Small models can do the job: Although large models perform better in zero-shot settings, after supervised fine-tuning a small 8B model (Flash 8B), its PII removal performance surpassed that of the unfine-tuned large model (Gemini Pro 1.5). This demonstrates that GDR is cost-feasible in practice. Figure 2: The impact of model size on GDR precision and recall on the PII benchmark. The fine-tuned Flash 8B (SFT) outperforms the larger Gemini Pro 1.5.
Data utility is preserved: In a question-answering task involving synthetic company information, the model $M^{\prime}$ trained on GDR-refined data can accurately answer questions about public information (accuracy 0.25) while being completely unable to answer questions about private information (accuracy 0.00). In contrast, the model $M_{\text{DIRS}}$ trained on DIRS-processed data could not answer either type of question (accuracy 0.00 for both), demonstrating that GDR preserves data utility while removing privacy.

	$M$ (original)	$M_{\text{DIRS}}$	$M^{\prime}$ (GDR)
Public information accuracy $\uparrow$	0.32	0.00	0.25
Private information accuracy $\downarrow$	0.26	0.00	0.00

Table 2: Answer accuracy of models fine-tuned on different datasets for public and private facts.

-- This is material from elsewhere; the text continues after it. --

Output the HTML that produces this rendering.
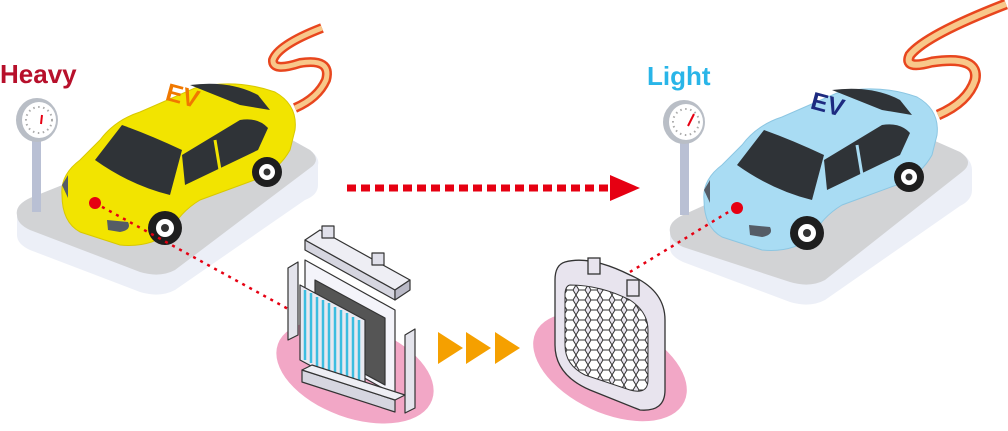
<!DOCTYPE html>
<html><head><meta charset="utf-8"><style>
html,body{margin:0;padding:0;background:#fff;}
svg{display:block;}
text{font-family:"Liberation Sans","DejaVu Sans",sans-serif;font-weight:bold;}
</style></head><body>
<svg width="1008" height="431" viewBox="0 0 1008 431" xmlns="http://www.w3.org/2000/svg">
<defs>
<g id="car">
  <path d="M62,195 Q60,175 80,160 L100,140 Q115,120 140,112 L195,88 Q235,78 275,92 Q298,105 295,130 L290,150 Q280,168 260,178 L200,200 Q180,212 170,232 Q150,248 120,245 L80,232 Q62,222 62,195 Z" fill="var(--body)" stroke="var(--edge)" stroke-width="1"/>
  <path d="M95,160 L122,125 Q150,135 182,150 L170,195 Q130,185 95,160 Z" fill="#2f3337"/>
  <path d="M190,85 Q230,80 258,95 L270,110 L240,105 Z" fill="#2f3337"/>
  <path d="M182,155 L240,120 Q258,117 268,128 L258,150 L185,185 Z" fill="#2f3337"/>
  <path d="M215,140 L220,170" stroke="var(--body)" stroke-width="3"/>
  <circle cx="165" cy="228" r="17" fill="#1e1e1e"/><circle cx="165" cy="228" r="9" fill="#fff"/><circle cx="165" cy="228" r="4" fill="#333"/>
  <circle cx="267" cy="172" r="15" fill="#1e1e1e"/><circle cx="267" cy="172" r="8" fill="#fff"/><circle cx="267" cy="172" r="3.5" fill="#333"/>
  <path d="M107,220 L128,222 Q132,230 120,232 L108,230 Z" fill="#555c66"/>
  <path d="M62,185 L68,175 L68,198 Z" fill="#555c66"/>
  <circle cx="95" cy="203" r="6" fill="#e60012"/>
</g>
</defs>
<!-- left platform -->
<path d="M17,215 Q15,205 30,198 L220,122 Q240,115 260,122 L310,150 Q320,158 318,165 L318,185 Q318,195 305,200 L175,290 Q160,298 140,292 L30,250 Q17,244 17,235 Z" fill="#eceff7"/>
<path d="M17,215 Q15,205 30,198 L220,122 Q240,115 260,122 L310,150 Q322,160 310,168 L175,270 Q160,278 140,272 L30,230 Q17,224 17,215 Z" fill="#d2d3d5"/>
<!-- right platform -->
<path d="M670,232 Q668,222 683,215 L870,130 Q890,123 910,130 L960,152 Q972,160 972,170 L972,190 Q972,200 960,206 L825,300 Q810,308 790,302 L683,262 Q670,256 670,248 Z" fill="#eceff7"/>
<path d="M670,232 Q668,222 683,215 L870,130 Q890,123 910,130 L960,152 Q975,162 962,172 L825,280 Q810,288 790,282 L683,247 Q670,241 670,232 Z" fill="#d2d3d5"/>
<!-- gauges -->
<rect x="32" y="140" width="9" height="72" fill="#b9c0d4"/>
<ellipse cx="37" cy="120" rx="21" ry="22" fill="#b9bec6"/><ellipse cx="39" cy="120" rx="17" ry="18" fill="#fff"/>
<circle cx="39" cy="120" r="13" fill="none" stroke="#aaa" stroke-width="2" stroke-dasharray="1.5,3.5"/>
<path d="M41,124 L42,115" stroke="#e60012" stroke-width="2"/>
<rect x="680" y="143" width="9" height="72" fill="#b9c0d4"/>
<ellipse cx="684" cy="122" rx="21" ry="22" fill="#b9bec6"/><ellipse cx="686" cy="122" rx="17" ry="18" fill="#fff"/>
<circle cx="686" cy="122" r="13" fill="none" stroke="#aaa" stroke-width="2" stroke-dasharray="1.5,3.5"/>
<path d="M688,126 L694,114" stroke="#e60012" stroke-width="2"/>
<!-- S curves -->
<path d="M322,28 Q278,45 273,60 Q272,72 300,63 Q332,58 326,80 Q318,98 295,108" fill="none" stroke="#e8461e" stroke-width="10" stroke-linecap="butt"/>
<path d="M322,28 Q278,45 273,60 Q272,72 300,63 Q332,58 326,80 Q318,98 295,108" fill="none" stroke="#f8c88a" stroke-width="5" stroke-linecap="butt"/>
<path d="M1006,4 Q926,35 910,55 Q903,70 932,62 Q980,55 975,80 Q968,102 938,115" fill="none" stroke="#e8461e" stroke-width="11" stroke-linecap="butt"/>
<path d="M1006,4 Q926,35 910,55 Q903,70 932,62 Q980,55 975,80 Q968,102 938,115" fill="none" stroke="#f8c88a" stroke-width="6" stroke-linecap="butt"/>
<!-- cars -->
<use href="#car" style="--body:#f2e400;--edge:#d8c800"/>
<use href="#car" transform="translate(642,5)" style="--body:#a9dcf3;--edge:#8cc6e2"/>
<!-- labels -->
<text x="0" y="83" font-size="26" fill="#b7102b">Heavy</text>
<text x="647" y="85" font-size="26" fill="#29b5e8">Light</text>
<text x="166" y="103" font-size="25" fill="#f07800" transform="rotate(15 178 95)" font-weight="normal">EV</text>
<text x="812" y="112" font-size="25" fill="#1d2a80" transform="rotate(15 825 100)">EV</text>
<!-- dotted lines -->
<path d="M95,203 L290,310" stroke="#e60012" stroke-width="2.5" stroke-dasharray="3,5"/>
<path d="M735,208 L625,275" stroke="#e60012" stroke-width="2.5" stroke-dasharray="3,5"/>
<path d="M347,188 L612,188" stroke="#e60012" stroke-width="7" stroke-dasharray="9,5"/>
<path d="M610,175 L640,188 L610,201 Z" fill="#e60012"/>
<!-- orange arrows -->
<path d="M438,332 L463,348 L438,364 Z M466,332 L491,348 L466,364 Z M495,332 L520,348 L495,364 Z" fill="#f5a000"/>
<!-- pink ellipses -->
<ellipse cx="355" cy="372" rx="82" ry="46" transform="rotate(20 355 372)" fill="#f2a7c6"/>
<ellipse cx="610" cy="367" rx="82" ry="46" transform="rotate(25 610 367)" fill="#f2a7c6"/>
<!-- radiator left -->
<g stroke="#333" stroke-width="1.2" stroke-linejoin="round">
<path d="M305,240 L395,290 L395,300 L305,250 Z" fill="#d6d6e0"/>
<path d="M305,240 L320,230 L410,280 L395,290 Z" fill="#eeeef4"/>
<path d="M395,290 L410,280 L410,290 L395,300 Z" fill="#b9b9c6"/>
<rect x="322" y="226" width="12" height="12" fill="#e0e0ea"/><rect x="372" y="253" width="12" height="12" fill="#e0e0ea"/>
<path d="M305,260 L395,310 L395,395 L305,345 Z" fill="#f4f4fa"/>
<path d="M315,280 L385,318 L385,385 L315,347 Z" fill="#555"/>
<path d="M300,285 L365,320 L365,395 L300,360 Z" fill="#e8e8f0"/>
<g stroke="#3cbde0" stroke-width="2.5">
<path d="M305,290 V360 M311,293 V363 M317,297 V367 M323,300 V370 M329,303 V373 M335,307 V377 M341,310 V380 M347,313 V383 M353,317 V387 M359,320 V390"/></g>
<path d="M288,268 L298,262 L298,335 L288,340 Z" fill="#e4e4ec"/>
<path d="M405,335 L415,329 L415,408 L405,413 Z" fill="#e4e4ec"/>
<path d="M302,370 L395,400 L395,412 L302,382 Z" fill="#d6d6e0"/>
<path d="M302,370 L312,365 L405,395 L395,400 Z" fill="#eeeef4"/>
</g>
<!-- radiator right -->
<g stroke="#333" stroke-width="1.3">
<path d="M565,262 Q590,255 630,275 Q665,290 665,320 L665,390 Q665,412 640,410 L590,390 Q555,375 555,345 L555,280 Q555,265 565,262 Z" fill="#e8e4ee"/>
<rect x="588" y="258" width="12" height="16" fill="#e8e4ee"/><rect x="627" y="280" width="12" height="16" fill="#e8e4ee"/>
</g>
<defs><pattern id="hex" width="12" height="10" patternUnits="userSpaceOnUse"><path d="M0,5 L3,0 H9 L12,5 L9,10 H3 Z" fill="#fff" stroke="#333" stroke-width="1"/></pattern></defs>
<path d="M570,285 Q600,285 630,300 Q648,312 648,330 L648,380 Q648,395 630,390 L585,375 Q565,365 565,345 L565,295 Q565,286 570,285 Z" fill="url(#hex)" stroke="#333"/>
</svg>
</body></html>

Large-Scale Code Anonymization

On a large code dataset containing 1.2 million lines of code, GDR shows much higher agreement with human expert annotations than DIRS. In particular, at the line level, DIRS’s low accuracy makes it unreliable, whereas GDR can precisely identify and rewrite PII, thereby completing anonymization without deleting large amounts of useful code.

(a) Agreement with expert labels at the repository level

(b) Agreement with expert labels at the line level

Figure 4: Confusion matrices of PII labels versus expert labels for DIRS and GDR across 479 code repositories. GDR performs significantly better than DIRS in true positives (TP) and true negatives (TN) at the line level (b).

Content Detoxification

Effectively reducing toxicity: GDR successfully reduced the average toxicity score of the highly toxic dataset from 4chan /pol/ (pol100k) from 0.19 to 0.13, even lower than the synthetic conversations generated by the baseline model itself (0.14). Figure 5: Distribution of toxicity scores for the original pol100k dataset, the GDR-detoxified dataset, and the baseline synthetic conversations.
Learning from toxic data: Models fine-tuned on the detoxified $pol100k$ dataset improved accuracy from 0.88 to 0.92 on a question-answering task (pol5k-quiz) built from facts extracted from the original data. This shows that the model successfully learned useful world knowledge from toxic data.

Data Diversity

Compared with directly generated synthetic conversation data (SyntheticChat), the GDR-refined dataset (Refined pol100k) is comparable to the original real dataset (Raw pol100k) on diversity metrics (L2 distance and ROUGE-2 scores), and significantly outperforms the former. UMAP visualizations clearly show that the synthetic data suffers from obvious mode collapse, while the GDR-refined data covers a broad space similar to the real data.

Figure 6: UMAP visualization of Gecko embeddings for 10,000 samples each from three types of data (synthetic conversations, original pol100k, and GDR-refined pol100k). The synthetic data (Synthetic) forms a dense cluster, indicating low diversity.

Summary

The GDR framework is a simple yet powerful tool that can effectively leverage existing large language models to clean and refine datasets containing undesirable content. By intelligently rewriting rather than simply deleting, GDR preserves the diversity and utility of the original data to the greatest extent while ensuring data safety, offering a highly promising path for scaling up the total amount of training data for frontier models.